Batch size

I have a few questions about batch size:

  • Is there a point (performance, for example) to a batch size > 1 for a single camera source? Has this been benchmarked?
  • I'm currently planning on parsing the detection metadata with a probe attached to a fakesink pad and this function here:
  • // many thanks to NVIDIA's test1_app for showing me how to do this right
    GstPadProbeReturn on_batch(GstPad* pad,
                               GstPadProbeInfo* info,
                               gpointer u_data) {
      // get batched metadata:
      NvDsBatchMeta* batch = gst_buffer_get_nvds_batch_meta((GstBuffer*)info->data);
    
      NvDsMetaList* frames = NULL;
      NvDsFrameMeta* frame = NULL;
      NvDsMetaList* objects = NULL;
      NvDsObjectMeta* object = NULL;
    
      // for frame in batch.frame_meta_list:
      for (frames = batch->frame_meta_list; frames != NULL; frames = frames->next) {
        frame = (NvDsFrameMeta*)(frames->data);
    
        // for object in frame.obj_meta_list:
        for (objects = frame->obj_meta_list; objects != NULL;
             objects = objects->next) {
          object = (NvDsObjectMeta*)(objects->data);
    
          if (object->class_id == BIRB_ID) {
            dump_bbox(frame->frame_num, &object->rect_params);
          }
        }
      }
    }
    

    “dump_bbox” is currently set to print to stdio, but I will soon send the data to be dumped to sidecar file in batches instead of printed.
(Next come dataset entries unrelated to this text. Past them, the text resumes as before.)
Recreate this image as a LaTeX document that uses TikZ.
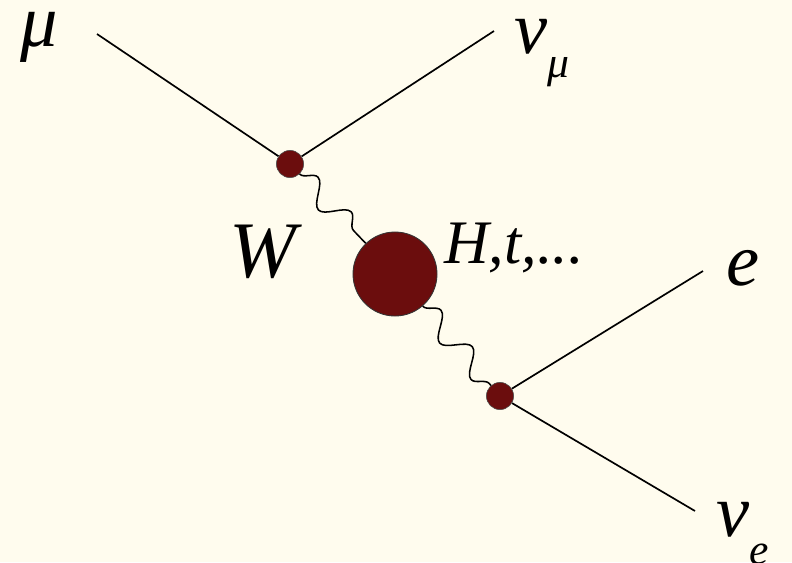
\documentclass[tikz,border=0pt]{standalone}
\usepackage{fontspec}
\setmainfont{Liberation Serif}
\usepackage{tikz}
\usetikzlibrary{decorations.pathmorphing}
\definecolor{creme}{HTML}{FFFCEE}
\definecolor{blut}{HTML}{6B0D0D}

\newcommand{\grossfont}{\fontsize{53}{60}\selectfont\itshape}
\newcommand{\kleinfont}{\fontsize{31}{36}\selectfont\itshape}

\tikzset{
  vertex/.style={circle, fill=blut, draw=black!70, line width=0.4pt,
                 minimum size=0.68cm, inner sep=0pt},
  blase/.style={circle, fill=blut, draw=black!80, line width=0.6pt,
                minimum size=2.1cm, inner sep=0pt},
  fermion/.style={line width=1.2pt},
  boson/.style={line width=1.1pt, decorate,
                decoration={snake, segment length=1.2cm, amplitude=0.28cm}},
  etikett/.style={anchor=base west, inner sep=0pt, font=\grossfont,
                  text height=0.45em, text depth=0.1em}
}

\begin{document}
\begin{tikzpicture}[x=0.025cm, y=-0.025cm]
      % Hintergrund
      \fill[creme] (0,0) rectangle (792,562);
      \useasboundingbox (0,0) rectangle (792,562);

      % Vertizes
      \node[vertex] (v1) at (290,164) {};
      \node[blase]  (b)  at (395,274) {};
      \node[vertex] (v2) at (500,396) {};

      % Enden
      \coordinate (mu)  at (97,34);
      \coordinate (num) at (494,31);
      \coordinate (el)  at (703,271);
      \coordinate (nue) at (695,511);

      % Linien
      \draw[fermion] (mu) -- (v1);
      \draw[fermion] (num) -- (v1);
      \draw[fermion] (el) -- (v2);
      \draw[fermion] (nue) -- (v2);
      \draw[boson] (v1) -- (b);
      \draw[boson] (b) -- (v2);

      % Beschriftungen
      \node[etikett] (lmu) at (20,46) {μ};
      \node[etikett] (lnum) at (514,53) {ν\raisebox{-0.33em}{\kleinfont μ}};
      \node[etikett] (lel) at (726,285) {e};
      \node[etikett, text depth=0pt] (lnue) at (716,536) {ν\raisebox{-0.38em}{\kleinfont e}};
      \node[etikett, font=\fontsize{57}{64}\selectfont\itshape] (lw) at (229,277) {W};
      \node[etikett, font=\fontsize{44}{50}\selectfont\itshape] (lh) at (444,263) {H,t,...};
    \end{tikzpicture}
\end{document}
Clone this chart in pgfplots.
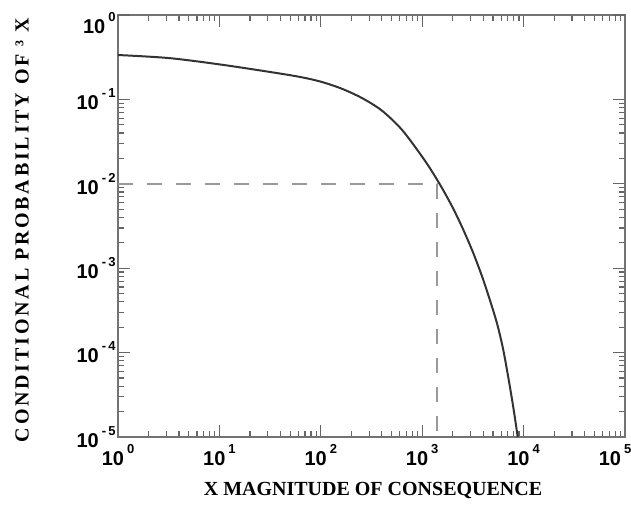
\documentclass[border=0pt]{standalone}
\usepackage{fontspec}
\setmainfont{Liberation Serif}
\newfontfamily\arial{Liberation Sans}
\usepackage{pgfplots}
\pgfplotsset{compat=1.18}
\usetikzlibrary{calc}

% tick label: 10 with a small raised exponent
\newcommand{\tl}[1]{10\hspace{1.5pt}\raisebox{6pt}{\fontsize{6.5}{7}\selectfont #1}}

\begin{document}
\begin{tikzpicture}
\begin{axis}[
    scale only axis,
    width=253.5pt,
    height=211pt,
    xmode=log,
    ymode=log,
    xmin=1, xmax=100000,
    ymin=1e-5, ymax=1,
    xtick={1,10,100,1000,10000,100000},
    xticklabels={\tl{0},\tl{1},\tl{2},\tl{3},\tl{4},\hspace*{-10pt}\tl{5}},
    ytick={1e-5,1e-4,1e-3,1e-2,1e-1},
    yticklabels={\tl{-\,5},\tl{-\,4},\tl{-\,3},\tl{-\,2},\tl{-\,1}},
    extra y ticks={1},
    extra y tick labels={\tl{0}},
    extra y tick style={yticklabel style={yshift=-4pt}},
    tick label style={font=\arial\bfseries\fontsize{10}{11}\selectfont},
    yticklabel style={inner sep=0pt, xshift=-1pt},
    tick align=inside,
    major tick length=6pt,
    minor tick length=3pt,
    axis line style={black!55, line width=1.3pt},
    every tick/.style={black!60, line width=0.6pt},
    xlabel={X MAGNITUDE OF CONSEQUENCE},
    ylabel={CONDITIONAL PROBABILITY OF ³ X},
    every axis x label/.style={at={(axis description cs:0.503,0)}, anchor=center, yshift=-26.5pt,
        font=\bfseries\fontsize{10}{12}\selectfont},
    every axis y label/.style={at={(axis description cs:0,0.49)}, rotate=90, anchor=center, yshift=48pt,
        font=\bfseries\fontsize{10}{12}\selectfont\addfontfeature{LetterSpace=14}},
]
\addplot[black!80, line width=1pt, smooth] coordinates {
    (1,0.3357) (3.162,0.309) (10,0.260) (31.62,0.2113) (63.1,0.1841)
    (100,0.1622) (158.5,0.1349) (251.2,0.1047) (398.1,0.0741) (631,0.0437)
    (1000,0.0209) (1259,0.0138) (1585,0.00871) (1995,0.00525) (2512,0.00295)
    (3162,0.00155) (3981,0.000741) (5012,0.000316) (5623,0.000195)
    (6310,0.000107) (7079,5.01e-5) (7943,2.19e-5) (8750,1e-5)
};
\addplot[black!40, line width=1.2pt, dash pattern=on 7.5pt off 7pt] coordinates {
    (1,0.01) (1400,0.01) (1400,1e-5)
};
\end{axis}
\pgfresetboundingbox
\path ($(current axis.south west)+(-59pt,-35.5pt)$) rectangle ($(current axis.north east)+(3pt,7.5pt)$);
\end{tikzpicture}
\end{document}
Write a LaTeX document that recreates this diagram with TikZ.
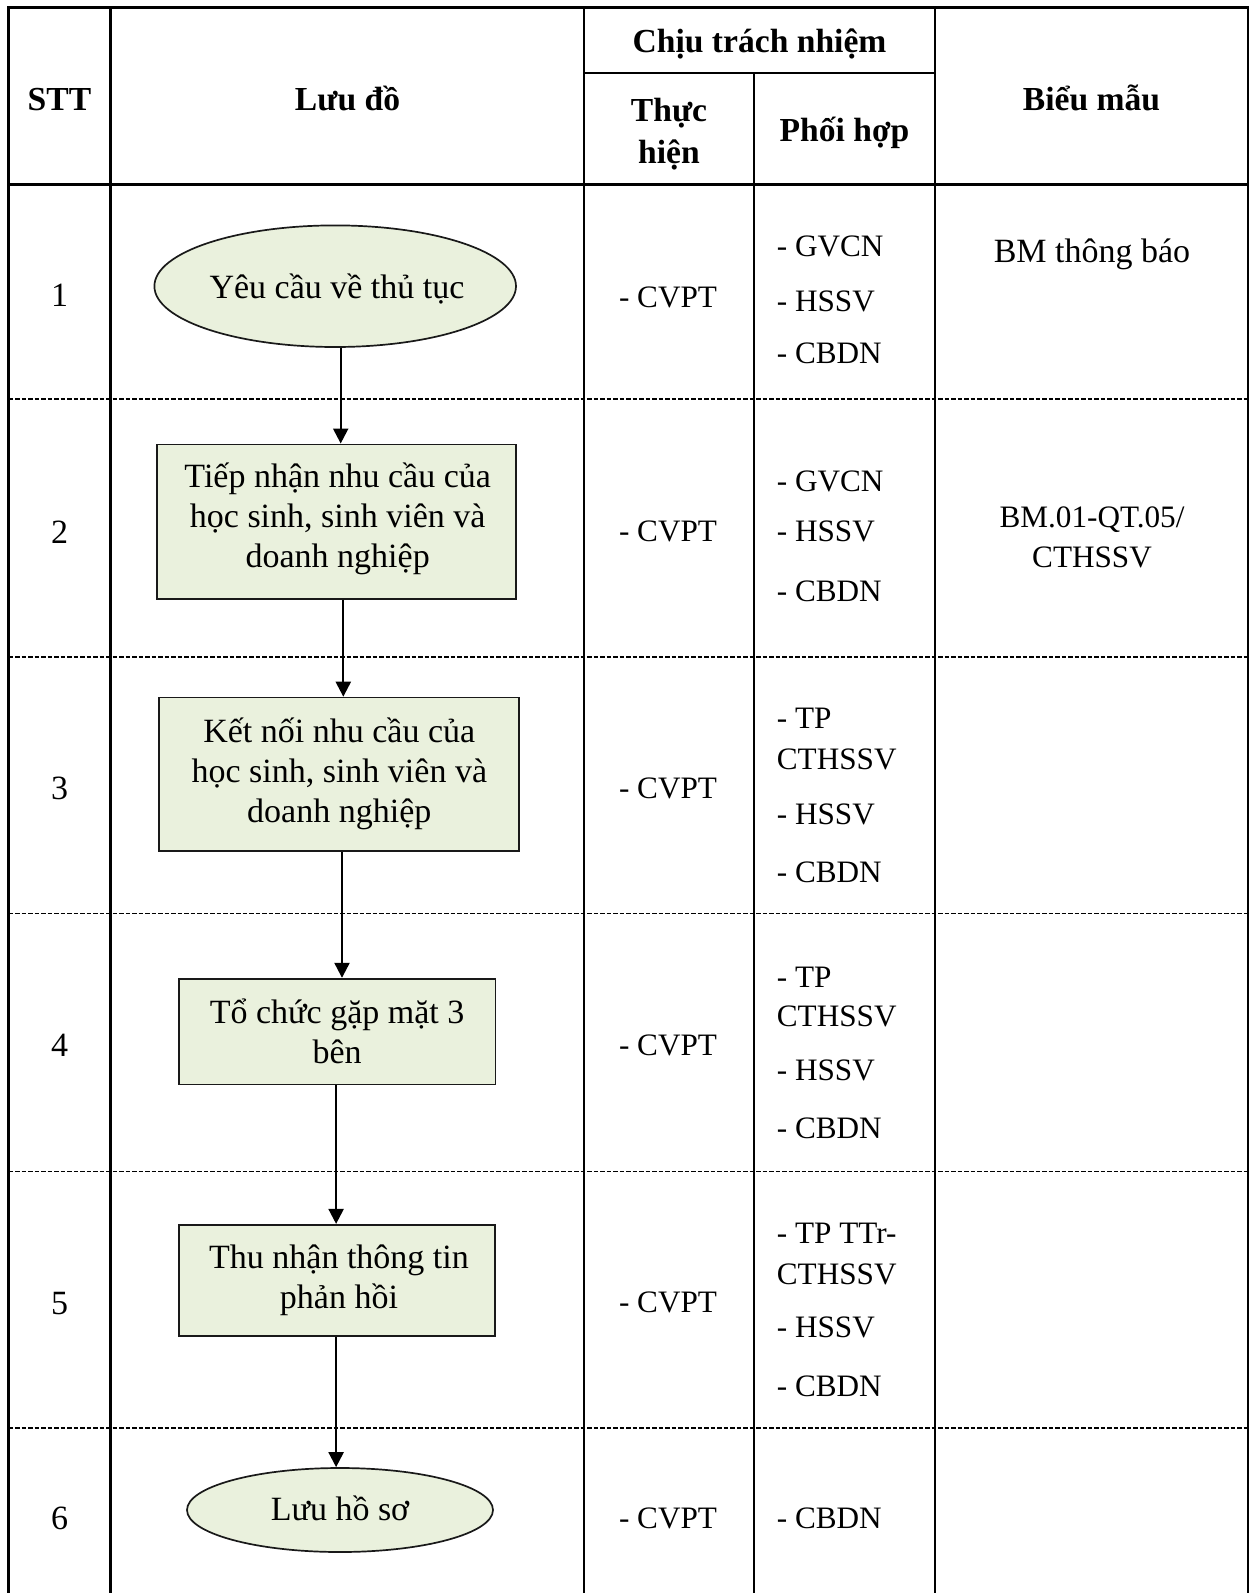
\documentclass[tikz,border=0pt]{standalone}
\usepackage{fontspec}
\setmainfont{Liberation Serif}
\usetikzlibrary{arrows.meta,shapes.geometric}
\definecolor{shapefill}{HTML}{EAF1DD}
\begin{document}
\begin{tikzpicture}[x=1pt,y=-1pt,
  frame/.style={line width=2.3pt,line join=miter},
  rowsep/.style={line width=1.4pt,dash pattern=on 4.5pt off 2pt},
  th/.style={font=\fontsize{33.6}{38.6}\selectfont\bfseries,inner sep=0pt,anchor=base},
  tb/.style={font=\fontsize{31.2}{36}\selectfont,inner sep=0pt,anchor=base},
  tbl/.style={tb,anchor=base west},
  tbig/.style={font=\fontsize{34}{39}\selectfont,inner sep=0pt,anchor=base},
  procbox/.style={draw=black!90,line width=1.7pt,fill=shapefill,rectangle,inner sep=0pt},
  termin/.style={draw=black!90,line width=1.7pt,fill=shapefill,ellipse,inner sep=0pt},
  arr/.style={line width=2.3pt,-{Triangle[length=15pt,width=15pt]}}
]
\useasboundingbox (0,0) rectangle (1252,1593);
\fill[white] (0,0) rectangle (1252,1593);

% dashed row separators
\foreach \yy in {399,657,913.5,1171.5,1428}
  \draw[rowsep] (8.5,\yy) -- (1248,\yy);

% solid grid
\draw[frame] (8.5,1596) -- (8.5,7.5) -- (1248,7.5) -- (1248,1596);
\draw[frame] (110.5,7.5) -- (110.5,1596);
\draw[frame] (584,7.5) -- (584,1596);
\draw[frame] (935,7.5) -- (935,1596);
\draw[frame] (754,73) -- (754,1596);
\draw[frame] (584,73) -- (935,73);
\draw[frame] (8.5,184.5) -- (1248,184.5);

% header
\node[th] (hSTT) at (59.5,110) {STT};
\node[th] (hLD) at (347.5,110) {Lưu đồ};
\node[th] (hCTN) at (759.5,52) {Chịu trách nhiệm};
\node[th] (hTH1) at (669,121.5) {Thực};
\node[th] (hTH2) at (669,163) {hiện};
\node[th] (hPH) at (844.5,141) {Phối hợp};
\node[th] (hBM) at (1091.5,110) {Biểu mẫu};

% shapes
\node[termin,minimum width=361.6pt,minimum height=121.6pt] (e1) at (335.2,286.2) {};
\node[procbox,minimum width=359pt,minimum height=154.7pt] (b2) at (336.5,521.7) {};
\node[procbox,minimum width=359.8pt,minimum height=153.5pt] (b3) at (338.9,774.3) {};
\node[procbox,minimum width=316.7pt,minimum height=105.7pt] (b4) at (337,1031.5) {};
\node[procbox,minimum width=316.3pt,minimum height=111.3pt] (b5) at (336.9,1280.4) {};
\node[termin,minimum width=306pt,minimum height=84pt] (e6) at (340,1510) {};

% shape texts
\node[tbig] (s1) at (337,298) {Yêu cầu về thủ tục};
\node[tbig] (s2a) at (337.7,487) {Tiếp nhận nhu cầu của};
\node[tbig] (s2b) at (337.7,527) {học sinh, sinh viên và};
\node[tbig] (s2c) at (337.7,567) {doanh nghiệp};
\node[tbig] (s3a) at (339.3,742) {Kết nối nhu cầu của};
\node[tbig] (s3b) at (339.3,782) {học sinh, sinh viên và};
\node[tbig] (s3c) at (339.3,822) {doanh nghiệp};
\node[tbig] (s4a) at (337.1,1023.5) {Tổ chức gặp mặt 3};
\node[tbig] (s4b) at (337.1,1063) {bên};
\node[tbig] (s5a) at (339,1268) {Thu nhận thông tin};
\node[tbig] (s5b) at (339,1308) {phản hồi};
\node[tbig] (s6) at (340,1520) {Lưu hồ sơ};

% connectors
\coordinate (x1) at (340.7,0);
\coordinate (x2) at (343.3,0);
\coordinate (x3) at (342,0);
\coordinate (x4) at (336.1,0);
\draw[arr] (e1.south -| x1) -- (b2.north -| x1);
\draw[arr] (b2.south -| x2) -- (b3.north -| x2);
\draw[arr] (b3.south -| x3) -- (b4.north -| x3);
\draw[arr] (b4.south -| x4) -- (b5.north -| x4);
\draw[arr] (b5.south -| x4) -- (e6.north -| x4);

% STT numbers
\node[tbig] (n1) at (59.5,306.5) {1};
\node[tbig] (n2) at (59.5,543) {2};
\node[tbig] (n3) at (59.5,799) {3};
\node[tbig] (n4) at (59.5,1056.5) {4};
\node[tbig] (n5) at (59.5,1314) {5};
\node[tbig] (n6) at (59.5,1529.5) {6};

% Thuc hien
\node[tb] (r1th) at (668,307) {- CVPT};
\node[tb] (r2th) at (668,541) {- CVPT};
\node[tb] (r3th) at (668,798) {- CVPT};
\node[tb] (r4th) at (668,1055.4) {- CVPT};
\node[tb] (r5th) at (668,1312.7) {- CVPT};
\node[tb] (r6th) at (668,1528.3) {- CVPT};

% Phoi hop
\node[tbl] (r1a) at (776.7,256.3) {- GVCN};
\node[tbl] (r1b) at (776.7,311) {- HSSV};
\node[tbl] (r1c) at (776.7,363) {- CBDN};
\node[tbl] (r2a) at (776.7,491.3) {- GVCN};
\node[tbl] (r2b) at (776.7,541.7) {- HSSV};
\node[tbl] (r2c) at (776.7,601.7) {- CBDN};
\node[tbl] (r3a) at (776.7,728.6) {- TP};
\node[tbl] (r3b) at (776.7,769) {CTHSSV};
\node[tbl] (r3c) at (776.7,824) {- HSSV};
\node[tbl] (r3d) at (776.7,882.4) {- CBDN};
\node[tbl] (r4a) at (776.7,987.5) {- TP};
\node[tbl] (r4b) at (776.7,1026.7) {CTHSSV};
\node[tbl] (r4c) at (776.7,1080.3) {- HSSV};
\node[tbl] (r4d) at (776.7,1138.5) {- CBDN};
\node[tbl] (r5a) at (776.7,1243) {- TP TTr-};
\node[tbl] (r5b) at (776.7,1284) {CTHSSV};
\node[tbl] (r5c) at (776.7,1337) {- HSSV};
\node[tbl] (r5d) at (776.7,1396) {- CBDN};
\node[tbl] (r6a) at (776.7,1528.3) {- CBDN};

% Bieu mau
\node[tbig] (r1bm) at (1092,262) {BM thông báo};
\node[tb] (r2bma) at (1092,527) {BM.01-QT.05/};
\node[tb] (r2bmb) at (1092,567) {CTHSSV};
\end{tikzpicture}
\end{document}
My question is: is there a huge disadvantage to doing what I want this way as opposed to using nvmsgconv?

    Hi,

    1.
    Sorry that we don’t have benchmark results of batchsize with deepstream.
    But here is the profiling data with TensorRT cross batchsize.
    https://developer.nvidia.com/embedded/jetson-agx-xavier-dl-inference-benchmarks

    2.
    Suppose not.

    Thanks.

    @mdegans

    Is there a point (performance, for example) to a batch size > 1 for a single camera source? Has this been benchmarked? >> We have not benchmarked such a use-case, however if you are trying this approach i would suggest these changes.

    Temporal batching for a single camera source makes sense only when your camera FPS is lower than 30. To do so, you can increase the “batch-timeout” property on the streammux to wait until you have the required number of frames in batch. Also make sure to set your streammux and pgie batch-size are the same. Keep in mind with this approach the display on the sink wont be smooth when compared to non-batched pipeline.

    Thanks for the suggestion. That’s very useful since the two branches of my pipeline (encoder and inference) after my tee don’t need to resync and I want to write the metadata in chunks. I will experiment with batches and make sure all my elements in my inference branch use the same batch size.